Ainda antes de intervir na “Festa de Verão” do PS, em declarações aos jornalistas que se encontravam no local, António Costa recusou-se a antecipar os resultados da comissão técnica constituída para analisar os incêndios que deflagraram em junho, deixando apenas uma crítica às “más políticas florestais” que foram seguidas nas últimas décadas.

“Há algo que precisamos ter presente: boas políticas dão bons resultados, más políticas dão maus resultados. A floresta é um bom exemplo, más políticas florestais deram estes maus resultados”, afirmou o líder socialista.

Sublinhando que o Governo está concentrado na missão de extinguir incêndios, apoiar as populações e reconstruir os territórios afetados e que não irá antecipar os resultados da comissão técnica independente constituída para analisar os fogos que deflagraram em junho e provocaram 64 mortos, António Costa ressalvou que “há falhas que são detetadas e são logo corrigidas”.

Como exemplo, o primeiro-ministro apontou o reforço das antenas satélites, cuja aquisição já foi concretizada pela ministra da Administração Interna, congratulando-se também pelo facto de a PT estar “a trabalhar finalmente” com o Governo para se encontrar uma solução para enterrar os cabos de telecomunicações ou criar sistemas de redundância.

A história do derby algarvio

A história do PS com os comícios da Pontinha é uma história de sorte, como contava aqui detalhadamente o Observador. Começou em 1995 com a clara provocação pensada por Jorge Coelho, que serviu literalmente para medir forças entre PSD e PS. Os jornalistas entraram num frenesim para irem ora ao comício de um, ora ao comício do outro, para verem qual estava a movimentar mais gente. De um lado Fernando Nogueira, o número dois de Cavaco Silva (acabado de cumprir dois mandatos no Governo), e do outro António Guterres, que sabia ter chegado a vez do PS regressar ao poder (o que viria a acontecer em outubro). O frenesim envolveu até helicópteros das televisões privadas, que também elas queriam fazer prova de vida, para filmarem o mar de gente de um lado e de outro. No final, Guterres gritou vitória. “Ganhámos” virou slogan de campanha de um dia para o outro.

Na campanha para as legislativas de 2005, marcadas para 20 de fevereiro, o PS e o PSD tentaram uma reedição deste derby mano a mano. De um lado José Sócrates, do outro Pedro Santana Lopes. Só não foi em agosto, mas em pleno inverno, e foi em Castelo Branco. O tom de desafio foi o mesmo. Mas voltou a ganhar o PS, que saiu vitorioso do comício como saiu vitorioso na noite eleitoral, com uma maioria absoluta no bolso.

Em 2011, José Sócrates voltou a ir à Pontinha à procura de mais um sopro de sorte.

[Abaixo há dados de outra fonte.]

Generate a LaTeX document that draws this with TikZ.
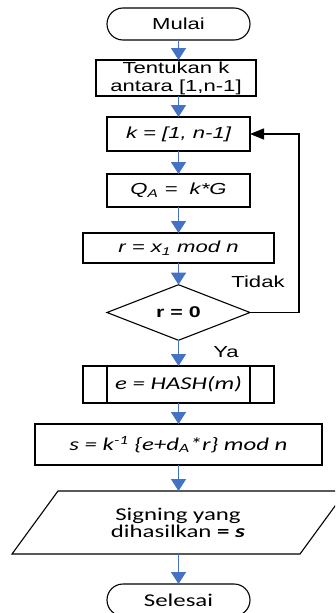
\documentclass[tikz,border=0pt]{standalone}
\usepackage{fontspec}
\usetikzlibrary{shapes.geometric,shapes.misc,arrows.meta}
\newfontfamily\arialw[FakeStretch=1.38]{Liberation Sans}
\newfontfamily\calw[FakeStretch=1.38]{Carlito}
\definecolor{flowblue}{HTML}{4472C4}

\begin{document}
\begin{tikzpicture}[x=1pt,y=-1pt,
  every node/.style={inner sep=0pt, outer sep=0pt, align=center},
  afont/.style={font=\arialw\fontsize{16}{18}\selectfont},
  cfont/.style={font=\calw\fontsize{18}{17}\selectfont},
  terminal/.style={draw, line width=1.1pt, rounded rectangle, minimum width=143pt, minimum height=32pt},
  procbox/.style={draw, line width=1.1pt, rectangle, minimum width=#1},
  decision/.style={draw, line width=1.1pt, diamond, minimum width=143pt, minimum height=54pt},
  flow/.style={draw=flowblue, line width=1.3pt, -{Triangle[width=15pt,length=12pt,fill=flowblue]}},
  loopback/.style={draw=black, line width=1.3pt, -{Triangle[width=11pt,length=14pt,fill=black]}}
]
\useasboundingbox (0,0) rectangle (335,613);
\clip (0,0) rectangle (335,613);

% start
\node[terminal, afont] (start) at (178.5,24) {Mulai};

% choose k
\node[procbox=160pt, minimum height=36pt, afont] (pick) at (176,78) {Tentukan k\\antara [1,n-1]};
\node[procbox=143pt, minimum height=34pt, afont] (kset) at (178.5,134) {\itshape k = [1, n-1]};
\node[procbox=143pt, minimum height=33pt, afont] (qa) at (178.5,190.5) {\itshape Q\textsubscript{A} =\ \ k*G};
\node[procbox=191pt, minimum height=30pt, afont] (rval) at (178.5,248) {\itshape r = x\textsubscript{1} mod n};

% test on r
\node[decision, font=\arialw\bfseries\fontsize{15.5}{18}\selectfont] (test) at (178.5,312.5) {r = 0};
\node[afont] (no) at (258,282) {Tidak};
\node[afont] (yes) at (226,352) {Ya};

% hash of the message (predefined process)
\node[procbox=191pt, minimum height=37pt, cfont] (hash) at (178.5,384.5) {\itshape e = HASH(m)};
\draw[line width=1.1pt] ([xshift=24pt]hash.north west) -- ([xshift=24pt]hash.south west);
\draw[line width=1.1pt] ([xshift=-24pt]hash.north east) -- ([xshift=-24pt]hash.south east);

% signature value
\node[procbox=287pt, minimum height=41pt, cfont] (sig) at (178.5,444.5)
  {\itshape s = k\textsuperscript{-1} \{e+d\textsubscript{A}*r\} mod n};

% output
\node[minimum width=200pt, minimum height=63pt, cfont] (out) at (178,522.5)
  {Signing yang\\dihasilkan \textbf{= \textit{s}}};
\draw[line width=1.1pt] (12,554) -- (300,554) -- (346,491) -- (58,491) -- cycle;

% end
\node[terminal, cfont] (stop) at (178.5,600) {Selesai};

% connectors
\draw[flow] (start.south) -- (pick.north -| start.south);
\draw[flow] (pick.south -| kset.north) -- (kset.north);
\draw[flow] (kset.south) -- (qa.north);
\draw[flow] (qa.south) -- (rval.north);
\draw[flow] (rval.south) -- (test.north);
\draw[flow] (test.south) -- (hash.north);
\draw[flow] (hash.south) -- (sig.north);
\draw[flow] (sig.south) -- (sig.south |- out.north);
\draw[flow] (sig.south |- out.south) -- (stop.north);

\coordinate (turn) at (299,134);
\draw[loopback] (test.east) -| (turn) -- (kset.east);
\end{tikzpicture}
\end{document}
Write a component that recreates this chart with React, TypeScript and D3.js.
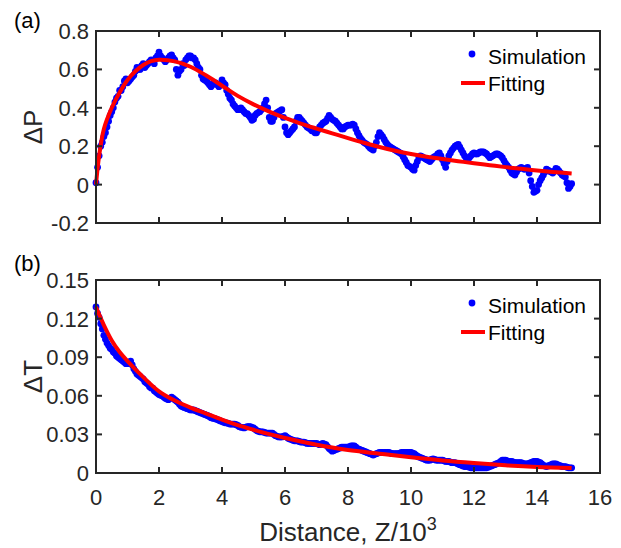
import React from "react";
import * as d3 from "d3";

// ---------- data ----------
// simulation samples at z = 0, 0.1, 0.2 ... and at the mid-steps z = 0.05, 0.15, ...
const zStep = 0.1;
const pSim = [
  0.01, 0.15, 0.22, 0.27, 0.33, 0.38, 0.43, 0.46, 0.49, 0.54,
  0.53, 0.55, 0.57, 0.61, 0.60, 0.63, 0.62, 0.64, 0.64, 0.66,
  0.69, 0.66, 0.64, 0.66, 0.675, 0.65, 0.57, 0.60, 0.62, 0.66,
  0.67, 0.66, 0.63, 0.60, 0.55, 0.54, 0.52, 0.52, 0.53, 0.51,
  0.545, 0.52, 0.47, 0.44, 0.41, 0.39, 0.40, 0.38, 0.37, 0.35,
  0.34, 0.37, 0.38, 0.40, 0.44, 0.35, 0.33, 0.37, 0.38, 0.39,
  0.30, 0.26, 0.28, 0.30, 0.35, 0.34, 0.32, 0.30, 0.29, 0.28,
  0.27, 0.30, 0.32, 0.33, 0.36, 0.34, 0.33, 0.31, 0.29, 0.30,
  0.31, 0.31, 0.31, 0.27, 0.24, 0.22, 0.21, 0.19, 0.18, 0.22,
  0.27, 0.25, 0.22, 0.20, 0.19, 0.18, 0.17, 0.16, 0.13, 0.10,
  0.09, 0.075, 0.12, 0.15, 0.14, 0.13, 0.12, 0.14, 0.15, 0.165,
  0.13, 0.09, 0.15, 0.18, 0.20, 0.21, 0.18, 0.15, 0.13, 0.15,
  0.165, 0.16, 0.17, 0.17, 0.16, 0.14, 0.15, 0.16, 0.155, 0.14,
  0.11, 0.09, 0.06, 0.05, 0.08, 0.09, 0.08, 0.09, 0.02, -0.04,
  -0.03, 0.02, 0.05, 0.08, 0.07, 0.06, 0.085, 0.07, 0.05, 0.04,
  -0.02, 0.005,
];
const pSimMid = [
  0.09, 0.20, 0.25, 0.30, 0.36, 0.40, 0.45, 0.49, 0.51, 0.55,
  0.54, 0.56, 0.59, 0.60, 0.62, 0.61, 0.63, 0.65, 0.63, 0.67,
  0.67, 0.65, 0.65, 0.67, 0.66, 0.60, 0.59, 0.63, 0.65, 0.67,
  0.66, 0.65, 0.61, 0.57, 0.545, 0.53, 0.51, 0.53, 0.52, 0.52,
  0.53, 0.49, 0.45, 0.42, 0.40, 0.39, 0.39, 0.37, 0.36, 0.335,
  0.36, 0.375, 0.39, 0.42, 0.40, 0.33, 0.35, 0.375, 0.385, 0.35,
  0.27, 0.27, 0.29, 0.33, 0.35, 0.33, 0.31, 0.295, 0.28, 0.27,
  0.285, 0.31, 0.325, 0.345, 0.35, 0.335, 0.32, 0.30, 0.29, 0.305,
  0.31, 0.315, 0.29, 0.255, 0.23, 0.215, 0.20, 0.185, 0.20, 0.25,
  0.26, 0.235, 0.21, 0.195, 0.185, 0.175, 0.165, 0.145, 0.115, 0.095,
  0.08, 0.10, 0.14, 0.145, 0.135, 0.125, 0.13, 0.145, 0.16, 0.15,
  0.11, 0.12, 0.165, 0.19, 0.205, 0.195, 0.165, 0.14, 0.14, 0.16,
  0.16, 0.165, 0.17, 0.165, 0.15, 0.145, 0.155, 0.16, 0.15, 0.125,
  0.10, 0.075, 0.055, 0.065, 0.085, 0.085, 0.085, 0.06, -0.01, -0.035,
  0.0, 0.035, 0.065, 0.075, 0.065, 0.07, 0.08, 0.06, 0.045, 0.01,
  -0.01,
];
const pFitZ = [0, 0.1, 0.25, 0.5, 0.75, 1, 1.25, 1.5, 1.75, 2, 2.5, 3, 3.5, 4, 4.5, 5, 5.5, 6, 6.5, 7, 7.5, 8, 8.5, 9, 9.5, 10, 10.5, 11, 11.5, 12, 12.5, 13, 13.5, 14, 14.5, 15.1];
const pFit = [0, 0.15, 0.29, 0.4, 0.48, 0.545, 0.59, 0.623, 0.643, 0.65, 0.642, 0.614, 0.568, 0.515, 0.462, 0.418, 0.38, 0.347, 0.318, 0.292, 0.267, 0.242, 0.218, 0.196, 0.176, 0.159, 0.145, 0.133, 0.122, 0.111, 0.101, 0.091, 0.082, 0.074, 0.066, 0.058];

const tSim = [
  0.129, 0.121, 0.112, 0.104, 0.099, 0.096, 0.093, 0.090, 0.088, 0.086,
  0.085, 0.087, 0.081, 0.077, 0.075, 0.073, 0.070, 0.067, 0.066, 0.063,
  0.061, 0.060, 0.058, 0.057, 0.059, 0.057, 0.055, 0.052, 0.051, 0.050,
  0.049, 0.049, 0.048, 0.047, 0.046, 0.045, 0.044, 0.0425, 0.042, 0.041,
  0.040, 0.039, 0.0385, 0.038, 0.038, 0.037, 0.0355, 0.035, 0.036, 0.036,
  0.035, 0.033, 0.032, 0.032, 0.031, 0.031, 0.031, 0.029, 0.028, 0.028,
  0.029, 0.027, 0.026, 0.025, 0.025, 0.024, 0.024, 0.023, 0.023, 0.023,
  0.023, 0.022, 0.023, 0.022, 0.019, 0.017, 0.018, 0.019, 0.020, 0.020,
  0.020, 0.021, 0.021, 0.019, 0.018, 0.017, 0.016, 0.015, 0.014, 0.015,
  0.016, 0.016, 0.016, 0.016, 0.015, 0.015, 0.015, 0.016, 0.016, 0.016,
  0.016, 0.015, 0.013, 0.012, 0.011, 0.010, 0.010, 0.011, 0.010, 0.010,
  0.010, 0.009, 0.009, 0.008, 0.008, 0.007, 0.006, 0.005, 0.005, 0.004,
  0.004, 0.004, 0.004, 0.004, 0.004, 0.005, 0.006, 0.007, 0.008, 0.010,
  0.010, 0.009, 0.009, 0.008, 0.008, 0.008, 0.007, 0.007, 0.008, 0.009,
  0.009, 0.008, 0.006, 0.005, 0.006, 0.007, 0.007, 0.006, 0.005, 0.005,
  0.004, 0.004,
];
const tSimMid = [
  0.124, 0.116, 0.107, 0.101, 0.097, 0.094, 0.091, 0.089, 0.087, 0.085,
  0.086, 0.084, 0.079, 0.076, 0.074, 0.071, 0.069, 0.066, 0.064, 0.062,
  0.0605, 0.059, 0.0575, 0.058, 0.058, 0.056, 0.0535, 0.0515, 0.0505, 0.0495,
  0.049, 0.0485, 0.0475, 0.0465, 0.0455, 0.0445, 0.043, 0.0425, 0.0415, 0.0405,
  0.0395, 0.039, 0.038, 0.038, 0.0375, 0.036, 0.0355, 0.0355, 0.036, 0.0355,
  0.034, 0.0325, 0.032, 0.0315, 0.031, 0.031, 0.030, 0.0285, 0.028, 0.0285,
  0.028, 0.0265, 0.0255, 0.025, 0.0245, 0.024, 0.0235, 0.023, 0.023, 0.023,
  0.0225, 0.0225, 0.0225, 0.0205, 0.018, 0.0175, 0.0185, 0.0195, 0.020, 0.020,
  0.0205, 0.021, 0.020, 0.0185, 0.0175, 0.0165, 0.0155, 0.0145, 0.0145, 0.0155,
  0.016, 0.016, 0.016, 0.0155, 0.015, 0.015, 0.0155, 0.016, 0.016, 0.016,
  0.0155, 0.014, 0.0125, 0.0115, 0.0105, 0.010, 0.0105, 0.0105, 0.010, 0.010,
  0.0095, 0.009, 0.0085, 0.008, 0.0075, 0.0065, 0.0055, 0.005, 0.0045, 0.004,
  0.004, 0.004, 0.004, 0.004, 0.0045, 0.0055, 0.0065, 0.0075, 0.009, 0.010,
  0.0095, 0.009, 0.0085, 0.008, 0.008, 0.0075, 0.007, 0.0075, 0.0085, 0.009,
  0.0085, 0.007, 0.0055, 0.0055, 0.0065, 0.007, 0.0065, 0.0055, 0.005, 0.0045,
  0.004,
];
const tFitZ = [0, 0.25, 0.5, 0.75, 1, 1.5, 2, 2.5, 3, 3.5, 4, 4.5, 5, 5.5, 6, 6.5, 7, 7.5, 8, 9, 10, 11, 12, 13, 14, 15.1];
const tFit = [0.129, 0.115, 0.103, 0.094, 0.087, 0.0745, 0.0635, 0.0563, 0.0508, 0.0462, 0.0415, 0.0372, 0.0336, 0.0302, 0.0272, 0.0245, 0.022, 0.0198, 0.0179, 0.015, 0.0122, 0.0097, 0.0077, 0.006, 0.0047, 0.0038];

const xTicks = [0, 2, 4, 6, 8, 10, 12, 14, 16];
const pTicks = [-0.2, 0, 0.2, 0.4, 0.6, 0.8];
const pTickLabels = ["-0.2", "0", "0.2", "0.4", "0.6", "0.8"];
const tTicks = [0, 0.03, 0.06, 0.09, 0.12, 0.15];
const tTickLabels = ["0", "0.03", "0.06", "0.09", "0.12", "0.15"];
const legendLabels = ["Simulation", "Fitting"];

const FONT = "'Liberation Sans', Arial, Helvetica, sans-serif";
const AX = "#262626";

type PanelProps = {
  top: number;
  bottom: number;
  yDomain: [number, number];
  yTicks: number[];
  yTickLabels: string[];
  sim: number[];
  simMid: number[];
  fitZ: number[];
  fit: number[];
  showXLabels: boolean;
  yLabel: string;
  tag: string;
  tagY: number;
};

const L = 96, R = 600;

function Panel(p: PanelProps) {
  const x = d3.scaleLinear().domain([0, 16]).range([L, R]);
  const y = d3.scaleLinear().domain(p.yDomain).range([p.bottom, p.top]);
  const line = d3
    .line<number>()
    .x((_, i) => x(p.fitZ[i]))
    .y((d) => y(d))
    .curve(d3.curveCatmullRom.alpha(0.5));
  const tl = 6;
  const midY = (p.top + p.bottom) / 2;
  const dots = [
    ...p.sim.map((v, i) => [i * zStep, v]),
    ...p.simMid.map((v, i) => [(i + 0.5) * zStep, v]),
  ];
  return (
    <g>
      <clipPath id={"clip" + p.tag}>
        <rect x={L} y={p.top} width={R - L} height={p.bottom - p.top} />
      </clipPath>
      <g clipPath={`url(#clip${p.tag})`}>
        {dots.map((d, i) => (
          <circle key={i} cx={x(d[0])} cy={y(d[1])} r={3.4} fill="#0000ff" />
        ))}
        <path d={line(p.fit) || ""} fill="none" stroke="#ff0000" strokeWidth={4} />
      </g>
      <rect x={L} y={p.top} width={R - L} height={p.bottom - p.top} fill="none" stroke={AX} strokeWidth={2} />
      {xTicks.map((t) => (
        <g key={"x" + t}>
          <line x1={x(t)} x2={x(t)} y1={p.bottom} y2={p.bottom - tl} stroke={AX} strokeWidth={2} />
          <line x1={x(t)} x2={x(t)} y1={p.top} y2={p.top + tl} stroke={AX} strokeWidth={2} />
          {p.showXLabels && (
            <text x={x(t)} y={p.bottom + 32} textAnchor="middle" fontSize={22} fill={AX} fontFamily={FONT}>
              {t}
            </text>
          )}
        </g>
      ))}
      {p.yTicks.map((t, i) => (
        <g key={"y" + t}>
          <line x1={L} x2={L + tl} y1={y(t)} y2={y(t)} stroke={AX} strokeWidth={2} />
          <line x1={R} x2={R - tl} y1={y(t)} y2={y(t)} stroke={AX} strokeWidth={2} />
          <text x={L - 7} y={y(t) + 8} textAnchor="end" fontSize={22} fill={AX} fontFamily={FONT}>
            {p.yTickLabels[i]}
          </text>
        </g>
      ))}
      <text
        transform={`translate(${42},${midY}) rotate(-90)`}
        textAnchor="middle"
        fontSize={26}
        fill={AX}
        fontFamily={FONT}
      >
        {p.yLabel}
      </text>
      <text x={14} y={p.tagY} fontSize={22} fill="#000" fontFamily={FONT}>
        {p.tag}
      </text>
      <circle cx={472} cy={p.top + 23} r={3.4} fill="#0000ff" />
      <text x={488} y={p.top + 33} fontSize={21} fill="#000" fontFamily={FONT}>
        {legendLabels[0]}
      </text>
      <line x1={461} x2={485} y1={p.top + 52} y2={p.top + 52} stroke="#ff0000" strokeWidth={4} />
      <text x={488} y={p.top + 60} fontSize={21} fill="#000" fontFamily={FONT}>
        {legendLabels[1]}
      </text>
    </g>
  );
}

export default function App() {
  return (
    <svg width={621} height={548} style={{ position: "absolute", left: 0, top: 0, background: "#fff" }}>
      <rect width={621} height={548} fill="#fff" />
      <Panel
        top={31}
        bottom={223}
        yDomain={[-0.2, 0.8]}
        yTicks={pTicks}
        yTickLabels={pTickLabels}
        sim={pSim}
        simMid={pSimMid}
        fitZ={pFitZ}
        fit={pFit}
        showXLabels={false}
        yLabel="ΔP"
        tag="(a)"
        tagY={28}
      />
      <Panel
        top={280}
        bottom={473}
        yDomain={[0, 0.15]}
        yTicks={tTicks}
        yTickLabels={tTickLabels}
        sim={tSim}
        simMid={tSimMid}
        fitZ={tFitZ}
        fit={tFit}
        showXLabels={true}
        yLabel="ΔT"
        tag="(b)"
        tagY={271}
      />
      <text x={348} y={541} textAnchor="middle" fontSize={26} fill={AX} fontFamily={FONT}>
        Distance, Z/10
        <tspan dy={-11} fontSize={18}>3</tspan>
      </text>
    </svg>
  );
}
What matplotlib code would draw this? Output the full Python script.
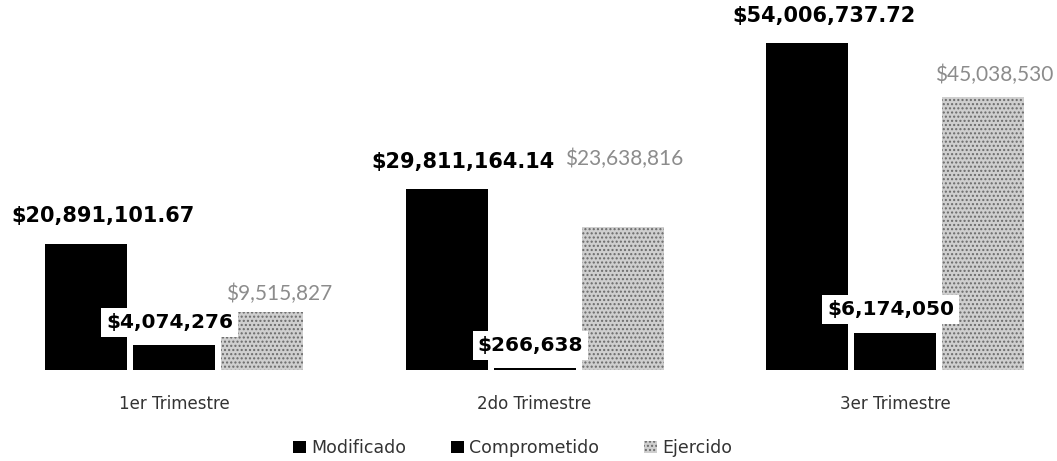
import numpy as np
import matplotlib
matplotlib.use("Agg")
import matplotlib.pyplot as plt
from matplotlib.patches import Patch

categories = ["1er Trimestre", "2do Trimestre", "3er Trimestre"]
series = ["Modificado", "Comprometido", "Ejercido"]
modificado = [20891101.67, 29811164.14, 54006737.72]
comprometido = [4074276, 266638, 6174050]
ejercido = [9515827, 23638816, 45038530]

mod_labels = ["$20,891,101.67", "$29,811,164.14", "$54,006,737.72"]
com_labels = ["$4,074,276", "$266,638", "$6,174,050"]
eje_labels = ["$9,515,827", "$23,638,816", "$45,038,530"]

fig = plt.figure(figsize=(10.57, 4.61), dpi=100)
ax = fig.add_axes([0, 91 / 461, 1, 370 / 461])

x = np.arange(len(categories))
w = 82 / 360.5
off = 88 / 360.5

ax.bar(x - off, modificado, w, color="black")
ax.bar(x, comprometido, w, color="black")
ax.bar(x + off, ejercido, w, color="#cfcfcf", edgecolor="#6a6a6a",
       hatch="....", linewidth=0)

# etiquetas
for i in range(3):
    ax.annotate(mod_labels[i], (x[i] - off, modificado[i]), xytext=(12, 19.5),
                textcoords="offset points", ha="center", va="center",
                fontsize=15, fontweight="bold", color="black")
    ax.annotate(com_labels[i], (x[i], comprometido[i]), xytext=(-3, 16.5),
                textcoords="offset points", ha="center", va="center",
                fontsize=14.5, fontweight="bold", color="black",
                bbox=dict(boxstyle="square,pad=0.25", fc="white", ec="none"))

eje_offsets = [(12, 13), (1, 49), (8, 16)]
for i in range(3):
    ax.annotate(eje_labels[i], (x[i] + off, ejercido[i]), xytext=eje_offsets[i],
                textcoords="offset points", ha="center", va="center",
                fontsize=15, family="Lato", fontweight="normal", color="#8c8c8c")

ax.set_xlim(-174 / 360.5, (1057 - 174) / 360.5)
ax.set_ylim(0, 54006737.72 * 370 / 327)
ax.set_xticks(x)
ax.set_xticklabels(categories, fontsize=12, color="#333333")
ax.tick_params(axis="x", length=0, pad=18)
ax.set_yticks([])
for s in ax.spines.values():
    s.set_visible(False)

handles = [Patch(facecolor="black"), Patch(facecolor="black"),
           Patch(facecolor="#cfcfcf", edgecolor="#6a6a6a", hatch="....", linewidth=0)]
fig.legend(handles, series, loc="center", bbox_to_anchor=(0.485, 0.028), ncol=3,
           frameon=False, fontsize=12.5, handlelength=0.75, handleheight=0.75,
           handletextpad=0.3, columnspacing=2.6, labelcolor="#333333")

fig.savefig("out.png", dpi=100)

As eleições legislativas seriam a 5 de junho, e na semana antes, no final de maio, o então primeiro-ministro percorreu mil quilómetros num só dia para ir aquele largo para realizar um comício algarvio. Mas dessa vez a sorte já não esteve do seu lado, e quem ganhou as eleições foi mesmo o PSD de Pedro Passos Coelho. Este ano, António Costa regressou ao local, em vésperas de eleições autárquicas, com um objetivo assumidamente político: aproveitar o calor algarvio para recuperar energias políticas e enaltecer as candidaturas autárquicas na região do Algarve, uma região com um peso eleitoral muito relevante para o partido.